▸ **RAW RECORDS**:
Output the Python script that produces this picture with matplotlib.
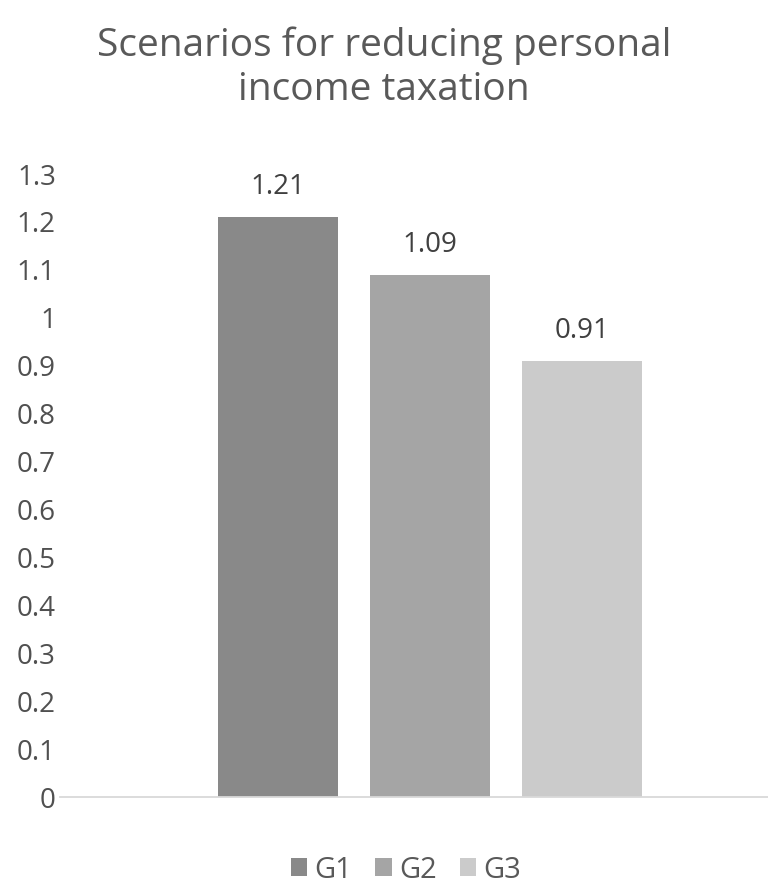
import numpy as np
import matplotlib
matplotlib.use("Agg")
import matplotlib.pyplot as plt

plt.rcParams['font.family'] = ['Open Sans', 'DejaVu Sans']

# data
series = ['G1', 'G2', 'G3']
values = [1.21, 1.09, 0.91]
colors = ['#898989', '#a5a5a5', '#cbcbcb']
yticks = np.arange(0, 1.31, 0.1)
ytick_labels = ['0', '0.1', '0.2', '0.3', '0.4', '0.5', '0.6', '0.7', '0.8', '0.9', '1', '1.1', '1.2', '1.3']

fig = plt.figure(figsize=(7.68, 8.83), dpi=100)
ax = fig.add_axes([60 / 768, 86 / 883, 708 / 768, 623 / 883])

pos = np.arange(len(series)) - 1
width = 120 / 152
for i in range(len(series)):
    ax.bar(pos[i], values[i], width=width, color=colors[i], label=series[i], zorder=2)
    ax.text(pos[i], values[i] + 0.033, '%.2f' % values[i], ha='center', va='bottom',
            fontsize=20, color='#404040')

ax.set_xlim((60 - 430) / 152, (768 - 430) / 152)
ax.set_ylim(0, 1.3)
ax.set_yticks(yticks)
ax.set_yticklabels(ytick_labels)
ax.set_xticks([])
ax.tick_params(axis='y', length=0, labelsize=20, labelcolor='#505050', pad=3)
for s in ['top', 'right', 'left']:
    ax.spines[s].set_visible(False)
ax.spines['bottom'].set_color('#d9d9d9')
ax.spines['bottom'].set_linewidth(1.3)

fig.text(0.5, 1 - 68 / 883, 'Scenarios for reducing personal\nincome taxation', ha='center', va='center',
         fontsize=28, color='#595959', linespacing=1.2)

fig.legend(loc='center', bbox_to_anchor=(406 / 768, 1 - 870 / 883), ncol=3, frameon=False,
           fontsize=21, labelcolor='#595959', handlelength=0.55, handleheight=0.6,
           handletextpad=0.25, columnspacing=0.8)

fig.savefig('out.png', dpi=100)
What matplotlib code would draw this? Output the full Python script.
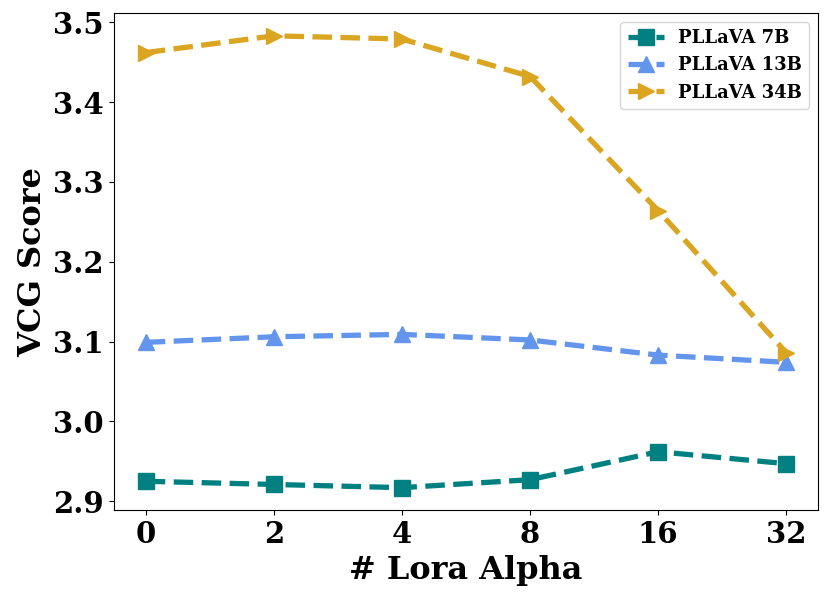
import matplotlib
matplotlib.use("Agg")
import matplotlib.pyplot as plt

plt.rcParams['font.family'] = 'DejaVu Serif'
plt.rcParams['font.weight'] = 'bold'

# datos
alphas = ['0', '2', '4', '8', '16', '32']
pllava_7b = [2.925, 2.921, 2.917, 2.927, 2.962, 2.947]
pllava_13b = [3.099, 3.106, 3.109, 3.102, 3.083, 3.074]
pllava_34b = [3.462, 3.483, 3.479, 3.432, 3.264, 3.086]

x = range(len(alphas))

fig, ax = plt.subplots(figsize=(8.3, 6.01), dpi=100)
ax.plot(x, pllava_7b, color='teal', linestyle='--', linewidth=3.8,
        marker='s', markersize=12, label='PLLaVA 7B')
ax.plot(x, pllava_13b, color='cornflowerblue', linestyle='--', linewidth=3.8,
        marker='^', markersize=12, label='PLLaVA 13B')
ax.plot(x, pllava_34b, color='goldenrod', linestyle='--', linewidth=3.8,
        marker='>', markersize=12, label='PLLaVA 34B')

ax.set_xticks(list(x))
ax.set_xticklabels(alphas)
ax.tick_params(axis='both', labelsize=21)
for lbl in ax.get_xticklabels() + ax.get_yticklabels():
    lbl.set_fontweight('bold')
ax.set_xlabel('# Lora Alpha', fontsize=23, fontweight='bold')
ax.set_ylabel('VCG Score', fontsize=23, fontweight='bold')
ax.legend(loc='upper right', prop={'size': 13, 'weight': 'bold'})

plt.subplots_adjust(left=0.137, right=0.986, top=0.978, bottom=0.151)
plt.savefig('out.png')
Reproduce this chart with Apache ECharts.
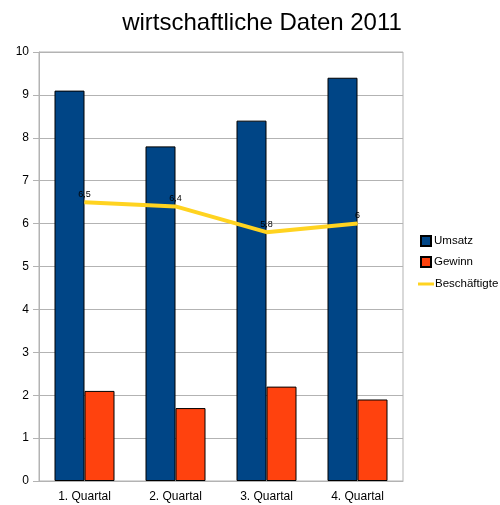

▸ **EXERCISE DESCRIPTION**:
Exactly and only the lines from the top of the records down to the line containing "x = range(len(alphas))" should be transcribed, please, without the pictures.

▸ **THE ANSWER**:
Output the Python script that produces this picture with matplotlib.
import numpy as np
import matplotlib
matplotlib.use("Agg")
import matplotlib.pyplot as plt

plt.rcParams['font.family'] = ['Open Sans', 'DejaVu Sans']

# data
series = ['G1', 'G2', 'G3']
values = [1.21, 1.09, 0.91]
colors = ['#898989', '#a5a5a5', '#cbcbcb']
yticks = np.arange(0, 1.31, 0.1)
ytick_labels = ['0', '0.1', '0.2', '0.3', '0.4', '0.5', '0.6', '0.7', '0.8', '0.9', '1', '1.1', '1.2', '1.3']

fig = plt.figure(figsize=(7.68, 8.83), dpi=100)
ax = fig.add_axes([60 / 768, 86 / 883, 708 / 768, 623 / 883])

pos = np.arange(len(series)) - 1
width = 120 / 152
for i in range(len(series)):
    ax.bar(pos[i], values[i], width=width, color=colors[i], label=series[i], zorder=2)
    ax.text(pos[i], values[i] + 0.033, '%.2f' % values[i], ha='center', va='bottom',
            fontsize=20, color='#404040')

ax.set_xlim((60 - 430) / 152, (768 - 430) / 152)
ax.set_ylim(0, 1.3)
ax.set_yticks(yticks)
ax.set_yticklabels(ytick_labels)
ax.set_xticks([])
ax.tick_params(axis='y', length=0, labelsize=20, labelcolor='#505050', pad=3)
for s in ['top', 'right', 'left']:
    ax.spines[s].set_visible(False)
ax.spines['bottom'].set_color('#d9d9d9')
ax.spines['bottom'].set_linewidth(1.3)

fig.text(0.5, 1 - 68 / 883, 'Scenarios for reducing personal\nincome taxation', ha='center', va='center',
         fontsize=28, color='#595959', linespacing=1.2)

fig.legend(loc='center', bbox_to_anchor=(406 / 768, 1 - 870 / 883), ncol=3, frameon=False,
           fontsize=21, labelcolor='#595959', handlelength=0.55, handleheight=0.6,
           handletextpad=0.25, columnspacing=0.8)

fig.savefig('out.png', dpi=100)
What matplotlib code would draw this? Output the full Python script.
import matplotlib
matplotlib.use("Agg")
import matplotlib.pyplot as plt

plt.rcParams['font.family'] = 'DejaVu Serif'
plt.rcParams['font.weight'] = 'bold'

# datos
alphas = ['0', '2', '4', '8', '16', '32']
pllava_7b = [2.925, 2.921, 2.917, 2.927, 2.962, 2.947]
pllava_13b = [3.099, 3.106, 3.109, 3.102, 3.083, 3.074]
pllava_34b = [3.462, 3.483, 3.479, 3.432, 3.264, 3.086]

x = range(len(alphas))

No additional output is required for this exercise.